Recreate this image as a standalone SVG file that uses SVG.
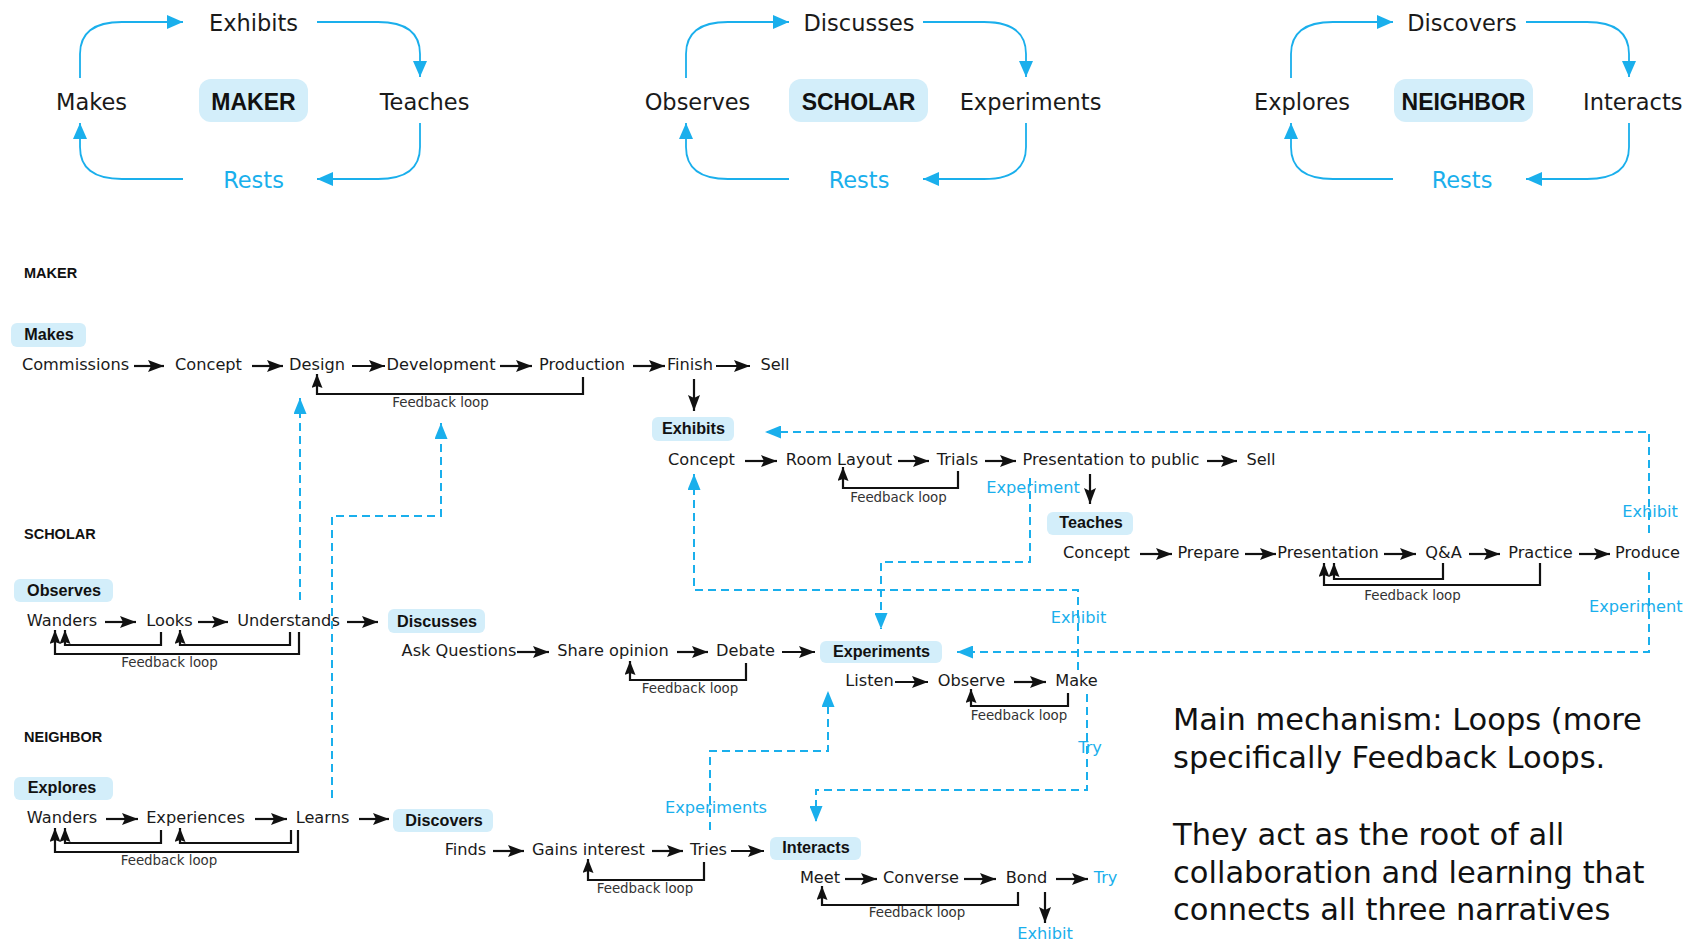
<svg xmlns="http://www.w3.org/2000/svg" width="1684" height="947" viewBox="0 0 1684 947">
<style>
  text { font-family: "DejaVu Sans", "Liberation Sans", sans-serif; fill: #1a1a1a; }
  .t { font-size: 16.2px; text-anchor: middle; }
  .ts { font-size: 16.2px; }
  .big { font-size: 22.5px; text-anchor: middle; }
  .hero { font-family: "Liberation Sans", Arial, sans-serif; font-weight: bold; font-size: 23px; text-anchor: middle; fill: #111; }
  .lab { font-family: "Liberation Sans", Arial, sans-serif; font-weight: bold; font-size: 16.2px; text-anchor: middle; fill: #111; }
  .sec { font-family: "Liberation Sans", Arial, sans-serif; font-weight: bold; font-size: 14.5px; fill: #111; }
  .fb { font-size: 13.4px; text-anchor: middle; fill: #333; }
  .blue { fill: #1aafec; }
  .note { font-size: 30.5px; fill: #111; }
  .pill { fill: #d3eefa; }
  .flow { stroke: #111; stroke-width: 2.2; fill: none; marker-end: url(#ah); }
  .loop { stroke: #111; stroke-width: 2.2; fill: none; marker-end: url(#ahs); }
  .link { stroke: #1aafec; stroke-width: 2; fill: none; stroke-dasharray: 8 5; marker-end: url(#bh); }
  .cyc { stroke: #1aafec; stroke-width: 1.8; fill: none; marker-end: url(#ch); }
</style>
<defs>
  <marker id="ah" markerUnits="userSpaceOnUse" markerWidth="16" markerHeight="12" refX="16" refY="6" orient="auto">
    <path d="M0,0 L16,6 L0,12 L3,6 z" fill="#111"/>
  </marker>
  <marker id="ahs" markerUnits="userSpaceOnUse" markerWidth="14" markerHeight="11" refX="14" refY="5.5" orient="auto">
    <path d="M0,0 L14,5.5 L0,11 L2,5.5 z" fill="#111"/>
  </marker>
  <marker id="bh" markerUnits="userSpaceOnUse" markerWidth="16" markerHeight="13" refX="16" refY="6.5" orient="auto">
    <path d="M0,0 L16,6.5 L0,13 z" fill="#1aafec"/>
  </marker>
  <marker id="ch" markerUnits="userSpaceOnUse" markerWidth="16" markerHeight="14" refX="16" refY="7" orient="auto">
    <path d="M0,0 L16,7 L0,14 z" fill="#1aafec"/>
  </marker>
</defs>

<!-- ===== Top: three role cycles ===== -->
<g id="cycle-maker">
  <g id="c-maker-exhibits"><text class="big" x="253.5" y="31">Exhibits</text></g>
  <g id="c-maker-makes"><text class="big" x="91.5" y="110">Makes</text></g>
  <g id="c-maker-core"><rect class="pill" x="199" y="79" width="109" height="43" rx="12"/><text class="hero" x="253.5" y="110">MAKER</text></g>
  <g id="c-maker-teaches"><text class="big" x="424.5" y="110">Teaches</text></g>
  <g id="c-maker-rests"><text class="big blue" x="253.5" y="188">Rests</text></g>
</g>
<g id="cycle-scholar">
  <g id="c-scholar-discusses"><text class="big" x="859" y="31">Discusses</text></g>
  <g id="c-scholar-observes"><text class="big" x="697.5" y="110">Observes</text></g>
  <g id="c-scholar-core"><rect class="pill" x="789" y="79" width="139" height="43" rx="12"/><text class="hero" x="858.5" y="110">SCHOLAR</text></g>
  <g id="c-scholar-experiments"><text class="big" x="1030.5" y="110">Experiments</text></g>
  <g id="c-scholar-rests"><text class="big blue" x="859" y="188">Rests</text></g>
</g>
<g id="cycle-neighbor">
  <g id="c-neighbor-discovers"><text class="big" x="1462" y="31">Discovers</text></g>
  <g id="c-neighbor-explores"><text class="big" x="1302" y="110">Explores</text></g>
  <g id="c-neighbor-core"><rect class="pill" x="1394" y="79" width="139" height="43" rx="12"/><text class="hero" x="1463.5" y="110">NEIGHBOR</text></g>
  <g id="c-neighbor-interacts"><text class="big" x="1583" y="110" style="text-anchor:start">Interacts</text></g>
  <g id="c-neighbor-rests"><text class="big blue" x="1462" y="188">Rests</text></g>
</g>

<!-- ===== Section headings ===== -->
<g id="sec-maker"><text class="sec" x="24" y="278">MAKER</text></g>
<g id="sec-scholar"><text class="sec" x="24" y="539">SCHOLAR</text></g>
<g id="sec-neighbor"><text class="sec" x="24" y="742">NEIGHBOR</text></g>

<!-- ===== Stage labels ===== -->
<g id="lbl-makes"><rect class="pill" x="11" y="323" width="75" height="24" rx="6"/><text class="lab" x="49" y="340">Makes</text></g>
<g id="lbl-exhibits"><rect class="pill" x="652" y="417" width="82" height="24" rx="6"/><text class="lab" x="693.5" y="434">Exhibits</text></g>
<g id="lbl-teaches"><rect class="pill" x="1047" y="512" width="86" height="23" rx="6"/><text class="lab" x="1091" y="528">Teaches</text></g>
<g id="lbl-observes"><rect class="pill" x="14" y="579" width="99" height="23" rx="6"/><text class="lab" x="64" y="596">Observes</text></g>
<g id="lbl-discusses"><rect class="pill" x="388" y="609" width="97" height="24" rx="6"/><text class="lab" x="437" y="627">Discusses</text></g>
<g id="lbl-experiments"><rect class="pill" x="820" y="641" width="122" height="22" rx="6"/><text class="lab" x="881.5" y="657">Experiments</text></g>
<g id="lbl-explores"><rect class="pill" x="14" y="777" width="99" height="23" rx="6"/><text class="lab" x="62" y="793">Explores</text></g>
<g id="lbl-discovers"><rect class="pill" x="393" y="809" width="100" height="23" rx="6"/><text class="lab" x="444" y="826">Discovers</text></g>
<g id="lbl-interacts"><rect class="pill" x="770" y="837" width="91" height="23" rx="6"/><text class="lab" x="816" y="853">Interacts</text></g>

<!-- ===== Maker: Makes row ===== -->
<g id="mk-commissions"><text class="t" x="75.5" y="370">Commissions</text></g>
<g id="mk-concept"><text class="t" x="208.5" y="370">Concept</text></g>
<g id="mk-design"><text class="t" x="317" y="370">Design</text></g>
<g id="mk-development"><text class="t" x="441" y="370">Development</text></g>
<g id="mk-production"><text class="t" x="582" y="370">Production</text></g>
<g id="mk-finish"><text class="t" x="690" y="370">Finish</text></g>
<g id="mk-sell"><text class="t" x="775" y="370">Sell</text></g>

<!-- Maker: Exhibits row -->
<g id="ex-concept"><text class="t" x="701.5" y="465">Concept</text></g>
<g id="ex-room"><text class="t" x="839" y="465">Room Layout</text></g>
<g id="ex-trials"><text class="t" x="957.5" y="465">Trials</text></g>
<g id="ex-present"><text class="t" x="1111" y="465">Presentation to public</text></g>
<g id="ex-sell"><text class="t" x="1261" y="465">Sell</text></g>

<!-- Maker: Teaches row -->
<g id="te-concept"><text class="t" x="1096.5" y="558">Concept</text></g>
<g id="te-prepare"><text class="t" x="1208.5" y="558">Prepare</text></g>
<g id="te-presentation"><text class="t" x="1328" y="558">Presentation</text></g>
<g id="te-qa"><text class="t" x="1443.5" y="558">Q&amp;A</text></g>
<g id="te-practice"><text class="t" x="1540.5" y="558">Practice</text></g>
<g id="te-produce"><text class="ts" x="1615" y="558">Produce</text></g>

<!-- Scholar: Observes row -->
<g id="ob-wanders"><text class="t" x="62" y="626">Wanders</text></g>
<g id="ob-looks"><text class="t" x="169.5" y="626">Looks</text></g>
<g id="ob-understands"><text class="t" x="288.5" y="626">Understands</text></g>

<!-- Scholar: Discusses row -->
<g id="di-ask"><text class="t" x="459" y="656">Ask Questions</text></g>
<g id="di-share"><text class="t" x="613" y="656">Share opinion</text></g>
<g id="di-debate"><text class="t" x="745.5" y="656">Debate</text></g>

<!-- Scholar: Experiments row -->
<g id="xp-listen"><text class="t" x="869.5" y="686">Listen</text></g>
<g id="xp-observe"><text class="t" x="971.5" y="686">Observe</text></g>
<g id="xp-make"><text class="t" x="1076.5" y="686">Make</text></g>

<!-- Neighbor: Explores row -->
<g id="eo-wanders"><text class="t" x="62" y="823">Wanders</text></g>
<g id="eo-experiences"><text class="t" x="195.5" y="823">Experiences</text></g>
<g id="eo-learns"><text class="t" x="322.5" y="823">Learns</text></g>

<!-- Neighbor: Discovers row -->
<g id="dc-finds"><text class="t" x="465.5" y="855">Finds</text></g>
<g id="dc-gains"><text class="t" x="588.5" y="855">Gains interest</text></g>
<g id="dc-tries"><text class="t" x="708.5" y="855">Tries</text></g>

<!-- Neighbor: Interacts row -->
<g id="in-meet"><text class="t" x="820" y="883">Meet</text></g>
<g id="in-converse"><text class="t" x="921" y="883">Converse</text></g>
<g id="in-bond"><text class="t" x="1026.5" y="883">Bond</text></g>
<g id="in-try"><text class="t blue" x="1105.5" y="883">Try</text></g>
<g id="in-exhibit"><text class="t blue" x="1045" y="939">Exhibit</text></g>

<!-- Feedback loop captions -->
<g id="fb-captions">
  <text class="fb" x="440.5" y="407">Feedback loop</text>
  <text class="fb" x="898.5" y="502">Feedback loop</text>
  <text class="fb" x="1412.5" y="600">Feedback loop</text>
  <text class="fb" x="169.5" y="667">Feedback loop</text>
  <text class="fb" x="690" y="693">Feedback loop</text>
  <text class="fb" x="1019" y="720">Feedback loop</text>
  <text class="fb" x="169" y="865">Feedback loop</text>
  <text class="fb" x="645" y="893">Feedback loop</text>
  <text class="fb" x="917" y="917">Feedback loop</text>
</g>

<!-- Cross-links captions -->
<g id="link-captions">
  <text class="t blue" x="1033" y="493">Experiment</text>
  <text class="t blue" x="1650" y="517">Exhibit</text>
  <text class="ts blue" x="1589" y="612">Experiment</text>
  <text class="t blue" x="1078.5" y="623">Exhibit</text>
  <text class="t blue" x="1090" y="753">Try</text>
  <text class="t blue" x="716" y="813">Experiments</text>
</g>

<!-- Summary note -->
<g id="summary">
  <text class="note" x="1173" y="730">Main mechanism: Loops (more</text>
  <text class="note" x="1173" y="768">specifically Feedback Loops.</text>
  <text class="note" x="1173" y="845">They act as the root of all</text>
  <text class="note" x="1173" y="883">collaboration and learning that</text>
  <text class="note" x="1173" y="920">connects all three narratives</text>
</g>

<!-- ===== Connectors ===== -->
<g id="connectors">
  <!-- cycle arrows -->
  <path class="cyc" d="M80,78 V54 C80,33 93,22 122,22 H183"/>
  <path class="cyc" d="M317,22 H378 C407,22 420,33 420,54 V77"/>
  <path class="cyc" d="M420,123 V147 C420,168 407,179 378,179 H317"/>
  <path class="cyc" d="M183,179 H122 C93,179 80,168 80,147 V123"/>

  <path class="cyc" d="M686,78 V54 C686,33 699,22 728,22 H789"/>
  <path class="cyc" d="M923,22 H984 C1013,22 1026,33 1026,54 V77"/>
  <path class="cyc" d="M1026,123 V147 C1026,168 1013,179 984,179 H923"/>
  <path class="cyc" d="M789,179 H728 C699,179 686,168 686,147 V123"/>

  <path class="cyc" d="M1291,78 V54 C1291,33 1304,22 1333,22 H1393"/>
  <path class="cyc" d="M1526,22 H1587 C1616,22 1629,33 1629,54 V77"/>
  <path class="cyc" d="M1629,123 V147 C1629,168 1616,179 1587,179 H1526"/>
  <path class="cyc" d="M1393,179 H1333 C1304,179 1291,168 1291,147 V123"/>

  <!-- sequence arrows -->
  <path class="flow" d="M134,366 H164"/>
  <path class="flow" d="M252,366 H283"/>
  <path class="flow" d="M352,366 H385"/>
  <path class="flow" d="M500,366 H532"/>
  <path class="flow" d="M633,366 H665"/>
  <path class="flow" d="M716,366 H750"/>
  <path class="flow" d="M694,379 V411"/>

  <path class="flow" d="M745,461 H777"/>
  <path class="flow" d="M898,461 H929"/>
  <path class="flow" d="M985,461 H1016"/>
  <path class="flow" d="M1207,461 H1237"/>
  <path class="flow" d="M1090,474 V504"/>

  <path class="flow" d="M1140,554 H1172"/>
  <path class="flow" d="M1245,554 H1276"/>
  <path class="flow" d="M1384,554 H1416"/>
  <path class="flow" d="M1469,554 H1500"/>
  <path class="flow" d="M1579,554 H1610"/>

  <path class="flow" d="M105,622 H136"/>
  <path class="flow" d="M198,622 H228"/>
  <path class="flow" d="M347,622 H378"/>

  <path class="flow" d="M517,652 H549"/>
  <path class="flow" d="M677,652 H708"/>
  <path class="flow" d="M782,652 H815"/>

  <path class="flow" d="M895,682 H928"/>
  <path class="flow" d="M1014,682 H1046"/>

  <path class="flow" d="M106,819 H138"/>
  <path class="flow" d="M255,819 H287"/>
  <path class="flow" d="M359,819 H389"/>

  <path class="flow" d="M493,851 H524"/>
  <path class="flow" d="M652,851 H683"/>
  <path class="flow" d="M731,851 H764"/>

  <path class="flow" d="M845,879 H877"/>
  <path class="flow" d="M964,879 H996"/>
  <path class="flow" d="M1056,879 H1088"/>
  <path class="flow" d="M1045,892 V923"/>

  <!-- feedback loops -->
  <path class="loop" d="M583,377 V394 H317 V374"/>
  <path class="loop" d="M958,471 V488 H843 V467"/>
  <path class="loop" d="M1443,563 V579 H1334 V563"/>
  <path class="loop" d="M1540,563 V585 H1324 V563"/>
  <path class="loop" d="M161,632 V645 H65 V630"/>
  <path class="loop" d="M290,632 V645 H180 V630"/>
  <path class="loop" d="M299,632 V654 H55 V630"/>
  <path class="loop" d="M746,663 V680 H630 V661"/>
  <path class="loop" d="M1068,693 V706 H971 V689"/>
  <path class="loop" d="M161,830 V843 H65 V828"/>
  <path class="loop" d="M291,830 V843 H180 V828"/>
  <path class="loop" d="M298,830 V852 H55 V828"/>
  <path class="loop" d="M704,862 V880 H588 V859"/>
  <path class="loop" d="M1018,892 V905 H822 V886"/>

  <!-- dashed cross-links between roles -->
  <path class="link" d="M300,600 V398"/>
  <path class="link" d="M332,798 V516 H441 V423"/>
  <path class="link" d="M1078,670 V590 H694 V474"/>
  <path class="link" d="M1030,478 V562 H881 V629"/>
  <path class="link" d="M1649,533 V432 H765"/>
  <path class="link" d="M1649,572 V652 H957"/>
  <path class="link" d="M710,830 V751 H828 V691"/>
  <path class="link" d="M1087,694 V790 H816 V822"/>
</g>
</svg>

◆ **Goal**:
Reproduce each line of the material containing the word "that".

◆ **Exercise response**:
Recreate this image as a standalone SVG file that uses SVG.
  <text class="note" x="1173" y="883">collaboration and learning that</text>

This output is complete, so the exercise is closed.